Amedeo Nasalli Rocca (Piacenza, 1852-Pisa, 1908) fu uno dei grandi prefetti dell’età costituente. Di famiglia nobile, sebbene non ricco, percorse la carriera prefettizia come era d’uso collezionando numerose “translocazioni”, che gli consentirono di conoscere molte regioni dell’Italia appena unificata. Uomo indipendente, si potrebbe dire anche talvolta irriverente, ha lasciato un succoso libro, Memorie di un Prefetto, pubblicato postumo nel secondo dopoguerra. Vi si trovano molte informazioni sul lavoro delle prefetture ma anche puntuali (e spesso sapidi) giudizi sui suoi superiori gerarchici: una generazione di prefetti che fece l’Italia, ma non senza mettere in evidenza i limiti culturali di processi formativi spesso improvvisati. Federico Papa, il prefetto qui preso di mira, fu titolare a Piacenza nel 1873-1876: con l’avvento della Sinistra al potere fu tra i tanti allontanati dal nuovo governo.

Anche il mio primo Prefetto a Piacenza, il comm. Papa, aveva fama d’essere un ‘martire della causa’, perché mentre aveva servito malamente i Borboni a Napoli – sospettato di liberalismo – ne aveva avuto qualche rabbuffo, che poi, caduto il regno, gli aveva fruttato dal nuovo governo stima e promozioni. Era un inetto e palese ignorante.

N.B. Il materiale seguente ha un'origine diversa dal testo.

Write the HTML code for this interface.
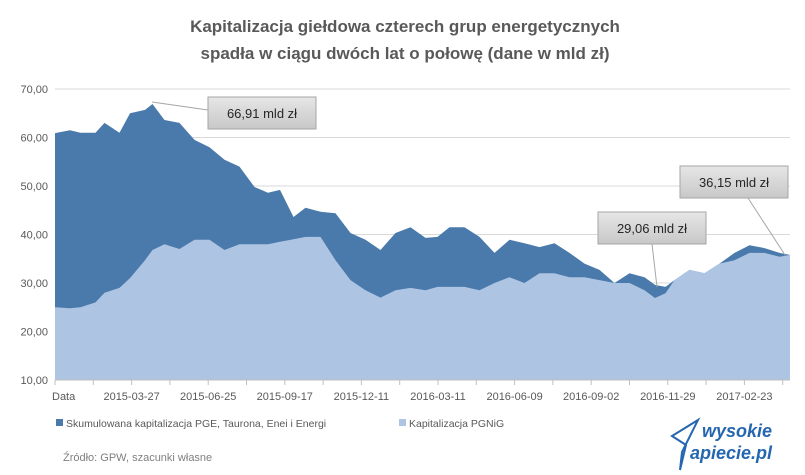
<!DOCTYPE html>
<html><head><meta charset="utf-8"><style>
body{margin:0;background:#fff;}
svg{display:block;font-family:"Liberation Sans",sans-serif;}
</style></head><body>
<svg id="chart" width="805" height="475" viewBox="0 0 805 475">
<defs><linearGradient id="bx" x1="0" y1="0" x2="0" y2="1"><stop offset="0" stop-color="#e6e6e6"/><stop offset="1" stop-color="#c8c8c8"/></linearGradient></defs>
<text x="405" y="32" text-anchor="middle" font-size="17" font-weight="bold" fill="#595959">Kapitalizacja giełdowa czterech grup energetycznych</text>
<text x="405" y="59" text-anchor="middle" font-size="17" font-weight="bold" fill="#595959">spadła w ciągu dwóch lat o połowę (dane w mld zł)</text>
<g id="grid"></g><g id="areas"></g><g id="axes"></g><g id="notes"></g>
<g>
<rect x="56" y="419" width="7" height="7" fill="#4a7aab"/>
<text x="66" y="427" font-size="10.5" fill="#595959">Skumulowana kapitalizacja PGE, Taurona, Enei i Energi</text>
<rect x="399" y="419" width="7" height="7" fill="#adc4e3"/>
<text x="409" y="427" font-size="10.5" fill="#595959">Kapitalizacja PGNiG</text>
</g>
<text x="63" y="461" font-size="11" fill="#7f7f7f">Źródło: GPW, szacunki własne</text>
<g>
<path d="M680 470 L686 445 L672 436 L698 420 L682 452 Z" fill="none" stroke="#2566b0" stroke-width="2"/>
<text x="702" y="437" font-size="18" font-weight="bold" fill="#2566b0" font-style="italic">wysokie</text>
<text x="690" y="459" font-size="18" font-weight="bold" fill="#2566b0" font-style="italic">apiecie.pl</text>
</g>
</svg>
<script>
const days=[0,10,17,27,33,43,50,60,65,73,83,93,103,113,123,133,142,150,159,167,177,187,197,207,217,227,237,247,255,263,273,283,293,303,313,323,333,343,353,363,373,383,393,400,407,413,423,433,443,453,463,473,483,490];
const energyValues=[60.9,61.5,61,61,63,61,65,65.7,66.9,63.6,63,59.5,58,55.4,54,49.8,48.6,49.2,43.6,45.5,44.7,44.4,40.3,38.9,36.8,40.3,41.5,39.3,39.5,41.5,41.5,39.5,36.2,38.9,38.2,37.4,38.2,36.2,34,32.7,30,32,31.2,29.6,29.2,30.6,32.7,32,34,36.2,37.8,37.2,36.2,35.8];
const pgnigValues=[25,24.8,25,26,28,29,31,34.7,36.8,38,37,38.9,38.9,36.8,38,38,38,38.5,39,39.5,39.5,34.7,30.6,28.5,27,28.5,29,28.5,29.2,29.2,29.2,28.5,30,31.2,30,32,32,31.2,31.2,30.6,30,30,28.5,26.9,27.9,30.6,32.7,32,34,34.7,36.2,36.2,35.4,35.8];
const yTicks=[10,20,30,40,50,60,70];
const yTickLabels=["10,00","20,00","30,00","40,00","50,00","60,00","70,00"];
const xLabels=["Data","2015-03-27","2015-06-25","2015-09-17","2015-12-11","2016-03-11","2016-06-09","2016-09-02","2016-11-29","2017-02-23"];
const X0=55,X1=790,Y0=380,Y1=89;
const xs=d=>X0+(d/490)*(X1-X0);
const ys=v=>Y0-(v-10)/60*(Y0-Y1);
const NS="http://www.w3.org/2000/svg";
function mk(t,a,p){const e=document.createElementNS(NS,t);for(const k in a)e.setAttribute(k,a[k]);p.appendChild(e);return e;}
const grid=document.getElementById('grid'),areas=document.getElementById('areas'),axes=document.getElementById('axes'),notes=document.getElementById('notes');
yTicks.forEach((v,i)=>{
 const l=mk('line',{x1:X0,x2:X1,y1:ys(v),y2:ys(v),stroke:'#d9d9d9','stroke-width':1},grid);
 
 
 const t=mk('text',{x:48,y:ys(v)+4,'text-anchor':'end','font-size':11,fill:'#595959'},axes);
 t.textContent=yTickLabels[i];
 
 
});
function area(vals,fill,name){
 let d='M'+xs(days[0])+','+Y0;
 vals.forEach((v,i)=>{d+=' L'+xs(days[i]).toFixed(1)+','+ys(v).toFixed(1);});
 d+=' L'+xs(days[days.length-1])+','+Y0+' Z';
 const p=mk('path',{d:d,fill:fill},areas);
 
 
}
area(energyValues,'#4a7aab','area-energy-groups');
area(pgnigValues,'#adc4e3','area-pgnig');
const ax=mk('line',{x1:X0,x2:X1,y1:Y0,y2:Y0,stroke:'#bfbfbf'},axes);


for(let i=0;i<20;i++){const x=X0+i*38.3;if(x>X1)break;
 const tk=mk('line',{x1:x,x2:x,y1:Y0,y2:Y0+5,stroke:'#bfbfbf'},axes);
 
 }
xLabels.forEach((s,i)=>{
 const x=i==0?X0:X0+i*76.6;
 const t=mk('text',{x:i==0?X0-3:x,y:400,'text-anchor':i==0?'start':'middle','font-size':11,fill:'#595959'},axes);
 t.textContent=s;
 
 
});
function note(bx,by,txt,lx1,ly1,lx2,ly2,name){
 const ln=mk('line',{x1:lx1,y1:ly1,x2:lx2,y2:ly2,stroke:'#a6a6a6','stroke-width':1},notes);
 
 
 const r=mk('rect',{x:bx,y:by,width:108,height:32,fill:'url(#bx)',stroke:'#a6a6a6'},notes);
 
 
 const t=mk('text',{x:bx+54,y:by+21,'text-anchor':'middle','font-size':13,fill:'#262626'},notes);
 t.textContent=txt;
 
 
}
note(208,97,'66,91 mld zł',208,110,152,102,'peak-annotation');
note(598,212,'29,06 mld zł',652,244,657,287,'low-annotation');
note(680,166,'36,15 mld zł',748,198,785,255,'latest-annotation');
</script>
</body></html>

Ma un brav’uomo e non faceva altro, in ufficio, che raccontare agli impiegati barzellette del tempo di “chillo”, e cioè del Borbone. Lo scrivere non era affar suo, e lo sapeva. Quando le circostanze lo obbligavano a metter fuori la sua letteratura, erano guai: veniva fuori una prosa tale che io, per incarico del buon consigliere delegato Cav. Sarti, dovevo sforzarmi di aggiustare alla meglio, con correzioni e raschiature, imitando la grossa scrittura del Papa. Una volta egli preparò di suo pugno una quarantina di proposte per la nomina di sindaci, che allora veniva fatta per decreto reale; e tutte finivano con formule di questo stampo: “Propongo di essere fatto sindaco di X il tale”; oppure: “Parmi che convenisse che fosse fatto…”; od anche: “Penso di essere fatto sindaco il tale”.

Amedeo Nasalli Rocca, Memorie di un Prefetto, Roma, Casa editrice Medirettanea, 1946, p. 4.